Protesting farmers to start marching towards Delhi from today
Patiala (Punjab) [India], March 6 (ANI): Farmers’ organisations will start marching towards Delhi on Wednesday to press their various demands to the central government.
Their various demands to the central government include a legal guarantee on Minimum Support Price (MSP) for crops, pension for farmers and farm labourers, farm debt waiver, and no hike in electricity tariffs.
“Tomorrow, on March 6, farmers from all over India will march peacefully towards Jantar Mantar in Delhi,” farmer leader Tejveer Singh told reporters at Shambhu Border on Tuesday.
He said that farmers from various states made their arrangements for marching to the national capital.
“Farmers from Madhya Pradesh, Rajasthan and Bihar have made all preparations to move to Delhi for the march,” Singh added.
Meanwhile, Delhi Police has beefed up the security at the Tikri, Singhu and Ghazipur borders, and railway and metro stations and bus stands in view of the farmers’ protest march.
The farmers also called for a four-hour countrywide ‘rail roko’ on March 10.
The Samyukta Kisan Morcha (SKM) national body has given a call for the Mahapanchayat in Delhi on March 14 to highlight issues of a legal guarantee of MSP, against the electricity amendment bill, freedom from debt, old age pension, rolling back of labour codes, and other pending issues.

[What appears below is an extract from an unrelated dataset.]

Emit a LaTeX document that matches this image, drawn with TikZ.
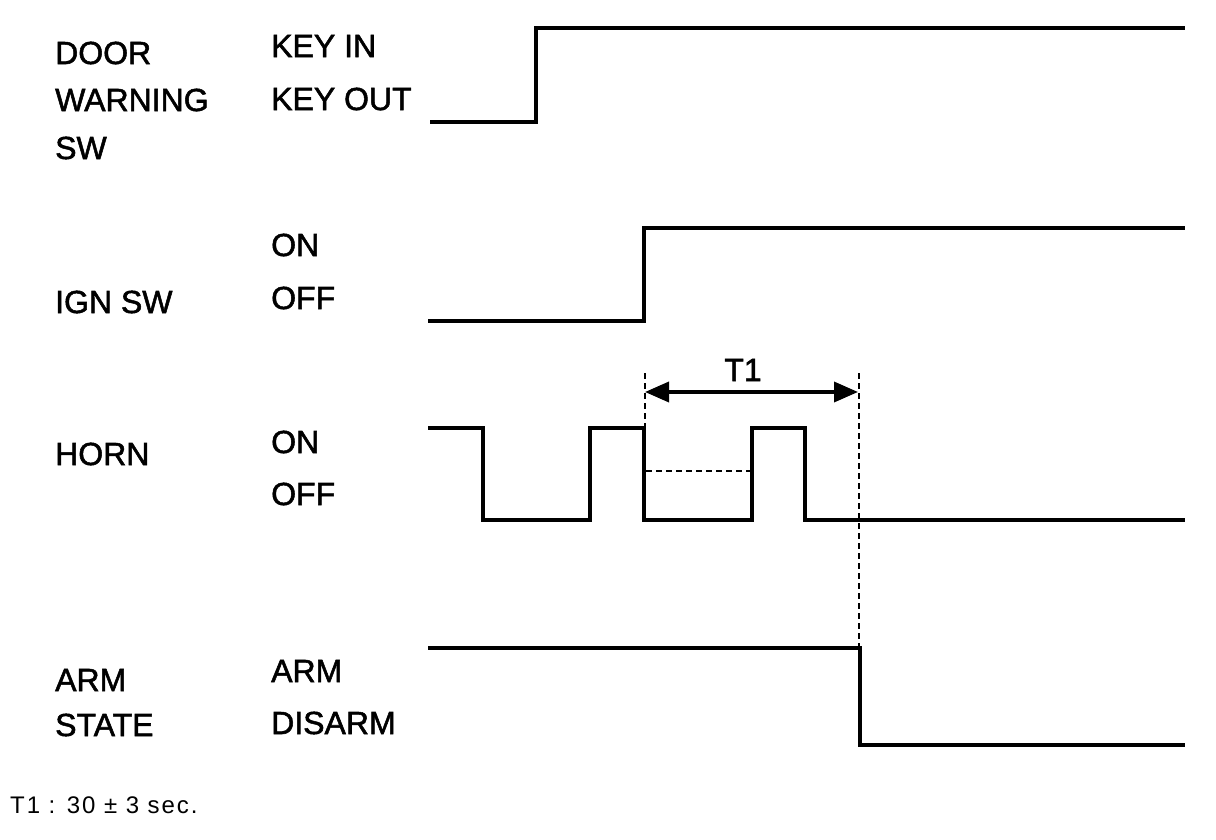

Giving a call to march to Delhi, the farmers have been camping at multiple points in areas bordering the national capital since February 13 along with their tractors, mini-vans, and pickup trucks, demanding, among others, a law guaranteeing MSP (minimum support price) and withdrawal of police cases against farmers during earlier protests.
During the last round of talks, which ended past midnight on February 18, the panel of three Union ministers made an offer to buy five crops — moong dal, urad dal, tur dal, maize, and cotton — from farmers at MSP for five years through central agencies. However, the protesting farmers turned down the demand and returned to their protest sites.